- Afrimat Limited acquires Lafarge South Africa, strengthening its position in the construction materials market.
- The $6 million acquisition expands Afrimat’s national footprint and product offerings.
- The deal aligns with Afrimat’s strategy to drive operational efficiency and meet customer demands in the construction materials segment.
Incorporated in the Republic of South Africa, Afrimat Limited has emerged as a key player in the construction materials industry. By acquiring LSA, a leading provider of construction materials in South Africa, Afrimat aims to expand its national footprint and product offerings, while driving operational efficiency within the construction materials segment.
As part of the Holcim Group, LSA has built a strong reputation for delivering high-quality construction materials, including aggregates, concrete, cement, and fly-ash, which are in high demand within the construction industry.
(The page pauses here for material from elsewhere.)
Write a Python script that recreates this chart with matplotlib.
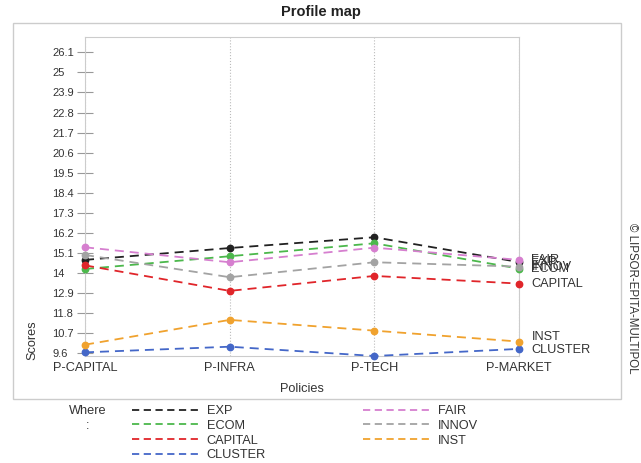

LSA’s commitment to reliable quality and high-performance products aligns well with Afrimat’s focus on customer satisfaction and product development.
The acquisition is a strategic move by Afrimat to meet growing customer demands and enhance its competitive advantage. By expanding its reach and optimizing operational efficiency, Afrimat aims to capitalize on emerging opportunities and reduce costs across all staffing categories. The company’s ongoing efforts to develop the necessary skills and expand its product portfolio are expected to be further strengthened by this acquisition.
Under the terms of the share purchase agreement, Afrimat will pay a purchase consideration of $6 million in cash upon the closing date. Additionally, Afrimat has committed to repaying or facilitating the repayment of a loan totaling R900 million owed by LSA to the seller, with an initial cash payment of R500 million on the closing date. The outstanding balance of R400 million will be interest-free and repaid within twelve months. Furthermore, the Seller Group Loan will be converted into Euro upon the closing date, ensuring a smooth transition for all parties involved.
The successful completion of the acquisition is subject to the fulfillment or waiver of several conditions precedent. These conditions include the approval of the Competition Authorities, the Minister of Mineral Resources and Energy of South Africa, and the Financial Surveillance Department of the South African Reserve Bank. Once these conditions are met, the closing date will be set as the 10th business day thereafter.
According to the latest unaudited consolidated management accounts of LSA Group, the net asset value as of December 31, 2022, amounted to R1.4 billion, with an attributable profit before interest, taxation, depreciation, and amortization of R38 million for the same period. While there has been a decrease compared to the previous year’s figures, Afrimat remains optimistic about the potential growth and synergy arising from the acquisition.
The acquisition of Lafarge South Africa by Afrimat Limited falls under the category 2 transaction as per the JSE Limited Listings Requirements, further highlighting the significance and scale of this strategic move. Afrimat has also committed to ensuring compliance with the JSE Limited Listings Requirements after the closing date, as stated in paragraph 9.16 of the requirements.